Explains what eligible exploration expenditure is for the purposes of the Exploration Development Incentive (EDI).

Last updated 29 August 2017

Note: EDI has finalised and is no longer accepting new participation forms, it has been replaced with the Junior Minerals Exploration Incentive.

An entity's greenfields minerals expenditure for an income year will be the sum of the amounts that it can deduct in that income year for:

  • exploration and prospecting for minerals
  • the decline in value of a depreciating asset that is immediately deductible on the basis that it was first used for exploration or prospecting.

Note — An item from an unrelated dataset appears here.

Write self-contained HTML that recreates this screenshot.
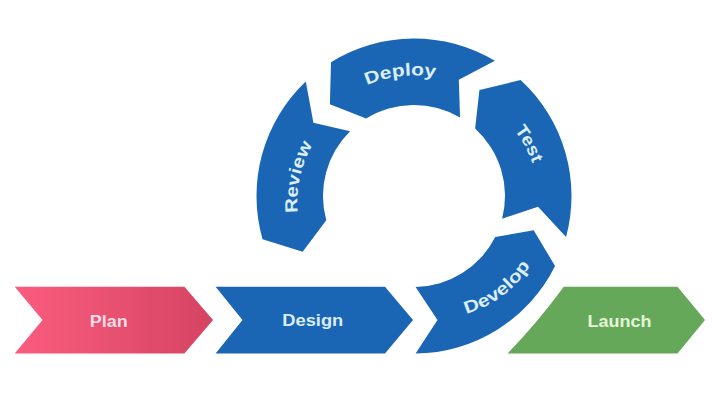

Greenfields minerals expenditure does not include deductions related to:

  • the exploration for petroleum or oil shale
  • feasibility studies to evaluate the economic feasibility of mining a discovered resource.

Exploration or prospecting for minerals for the purposes of the EDI must be in an area:

  • that is land within Australia
  • over which the entity holds a suitable mining, quarrying or prospecting right or interest
  • that has not been identified as containing a mineral resource that is at least inferred in a JORC Code report or other prescribed document.

What is exploration or prospecting for minerals

The phrase exploration or prospecting relies on the definition of exploration or prospecting in the Income Tax Assessment Act 1997.

For the purposes of the EDI, exploration and prospecting will include:

  • the ordinary, natural meaning of exploration and prospecting
  • the other matters expressly identified in the definition, other than expenditure on feasibility studies to evaluate the economic feasibility of mining a discovered resource, as these activities are specifically excluded as greenfields minerals expenditure.

Exploration or prospecting for minerals also includes activities that are so closely or directly linked with exploration or prospecting for minerals that they are reasonably considered to be part of it.

Examples of exploration expenditure include:

  • environmental or heritage protection studies undertaken as preparation for or part of an exploration program
  • the costs of marking out an exploration area with posts, such as pegging
  • rent paid to a government on claims
  • fees, rates and charges or other expenses incurred for the maintenance of an exploration tenement.